Short lived (1-2 day) branches, and a strong CI systems to catch regressions.
Be warned, the strength in the CI lies in its capacity to detect when some functionality that previously worked doesn’t work anymore. So, the flow must be green always, and it must evolve as the features evolve. Without good CI you’re destined for failure.
Here there’s main. You branch off. Do your work. Make a PR to main. Build passes and someone approves, merge to main. Production release is done by tagging main.
The branches are short lived because the units of work we select are small. You have like one pr for an endpoint. You don’t wait until the entire feature with 20 endpoints is ready to merge.
Seems to work fine. I think this is different than trunk based development but honestly I’m not sure I understand trunk.
I haven’t worked on any teams where all members committed “every 24 hours”, and there have always been some branches that live longer than we’d like (usually just unfinished work that got deprioritized but still kept as an eventual “todo”), but most teams I’ve worked on have indeed followed the basic pattern of only one long-lived branch, reviews and CI required prior to merge, and all feature-branches being short-lived.

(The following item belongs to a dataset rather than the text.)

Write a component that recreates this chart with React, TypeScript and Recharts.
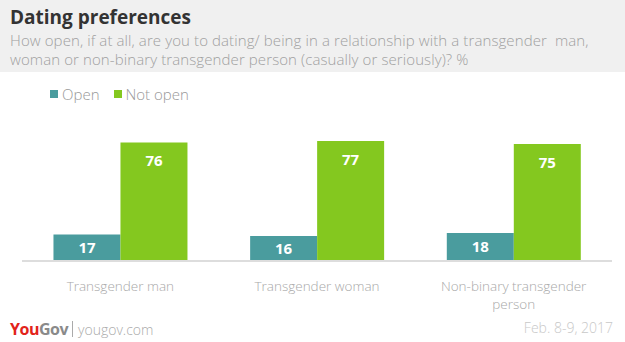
import React from "react";
import { BarChart, Bar, XAxis, YAxis, Legend, LabelList } from "recharts";

const categories = ["Transgender man", "Transgender woman", "Non-binary transgender person"];
const openValues = [17, 16, 18];
const notOpenValues = [76, 77, 75];
const seriesNames = ["Open", "Not open"];

const TEAL = "#4a9c9e";
const GREEN = "#84c81f";
const FONT = "'Open Sans', 'Lato', sans-serif";

const data = categories.map((c, i) => ({
  name: c,
  open: openValues[i],
  notOpen: notOpenValues[i],
}));

const wrapLabel = (s: string): string[] => {
  if (s.length <= 20) return [s];
  const words = s.split(" ");
  const lines: string[] = [];
  let cur = "";
  for (const w of words) {
    const next = cur ? cur + " " + w : w;
    if (next.length > 22 && cur) {
      lines.push(cur);
      cur = w;
    } else cur = next;
  }
  if (cur) lines.push(cur);
  return lines;
};

const CategoryTick = (props: any) => {
  const { x, y, payload } = props;
  const lines = wrapLabel(String(payload.value));
  return (
    <g>
      {lines.map((l, i) => (
        <text
          key={i}
          x={x}
          y={y + 22 + i * 18}
          textAnchor="middle"
          fill="#a8a8a8"
          fontSize={13.5}
          fontFamily={FONT}
          fontWeight={300}
        >
          {l}
        </text>
      ))}
    </g>
  );
};

const ValueLabel = (props: any) => {
  const { x, y, width, height, value } = props;
  const cy = height < 45 ? y + height / 2 + 5 : y + 24;
  return (
    <text
      x={x + width / 2}
      y={cy}
      textAnchor="middle"
      fill="#ffffff"
      fontSize={15}
      fontWeight={700}
      fontFamily={FONT}
    >
      {value}
    </text>
  );
};

const LegendContent = () => (
  <div style={{ display: "flex", alignItems: "center", fontFamily: FONT, fontSize: 15, color: "#999", fontWeight: 300 }}>
    {seriesNames.map((n, i) => (
      <div key={n} style={{ display: "flex", alignItems: "center", marginRight: 14 }}>
        <span style={{ width: 8, height: 8, background: i === 0 ? TEAL : GREEN, display: "inline-block", marginRight: 4 }} />
        <span>{n}</span>
      </div>
    ))}
  </div>
);

export default function App() {
  return (
    <div style={{ position: "absolute", left: 0, top: 0, width: 625, height: 342, background: "#fff", overflow: "hidden", fontFamily: FONT }}>
      <div style={{ position: "absolute", left: 0, top: 0, width: 625, height: 72, background: "#f0f0f0" }} />
      <div style={{ position: "absolute", left: 10, top: 4, fontSize: 19, fontWeight: 700, color: "#333", whiteSpace: "nowrap" }}>
        Dating preferences
      </div>
      <div style={{ position: "absolute", left: 10, top: 31, fontSize: 15, lineHeight: "19px", color: "#a0a0a0", fontWeight: 300, whiteSpace: "nowrap", letterSpacing: 0.1 }}>
        <div>How open, if at all, are you to dating/ being in a relationship with a transgender&nbsp; man,</div>
        <div>woman or non-binary transgender person (casually or seriously)? %</div>
      </div>
      <div style={{ position: "absolute", left: 0, top: 0 }}>
        <BarChart
          width={625}
          height={342}
          data={data}
          margin={{ top: 105, right: 13, bottom: 0, left: 22 }}
          barCategoryGap="16%"
          barGap={0}
        >
          <XAxis
            dataKey="name"
            axisLine={{ stroke: "#dddddd", strokeWidth: 2 }}
            tickLine={false}
            tick={<CategoryTick />}
            interval={0}
            height={81}
          />
          <YAxis hide domain={[0, 100]} width={0} />
          <Legend
            verticalAlign="middle"
            align="center"
            layout="horizontal"
            wrapperStyle={{ top: 84, left: 50, width: 300 }}
            content={<LegendContent />}
          />
          <Bar dataKey="open" name={seriesNames[0]} fill={TEAL} isAnimationActive={false}>
            <LabelList dataKey="open" content={<ValueLabel />} />
          </Bar>
          <Bar dataKey="notOpen" name={seriesNames[1]} fill={GREEN} isAnimationActive={false}>
            <LabelList dataKey="notOpen" content={<ValueLabel />} />
          </Bar>
        </BarChart>
      </div>
      <div style={{ position: "absolute", left: 10, top: 318, display: "flex", alignItems: "center", whiteSpace: "nowrap" }}>
        <span style={{ fontSize: 16, fontWeight: 700, letterSpacing: -0.5 }}>
          <span style={{ color: "#e2231a" }}>You</span>
          <span style={{ color: "#8a8a8a" }}>Gov</span>
        </span>
        <span style={{ display: "inline-block", width: 1, height: 16, background: "#aaa", margin: "0 5px 0 4px" }} />
        <span style={{ fontSize: 14, color: "#aaa", fontWeight: 300 }}>yougov.com</span>
      </div>
      <div style={{ position: "absolute", right: 12, top: 318, fontSize: 14, color: "#c8c8c8", fontWeight: 300, whiteSpace: "nowrap" }}>
        Feb. 8-9, 2017
      </div>
    </div>
  );
}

A hard timeline on commit strikes me as less than ideal.
People are people. They have issues, they screw up, but they still write good code.
Seems like a brutal metric that encourages minimal commits without real change.
I do, on a 900+ developer mono repo. Works like a charm.
We just have a CD that allows to deliver each project each micro service individually.
You deliver your software on CDs?
Most likely CD is intended to mean continuous delivery, which commonly means automation in processes that deliver your software to it’s target audience.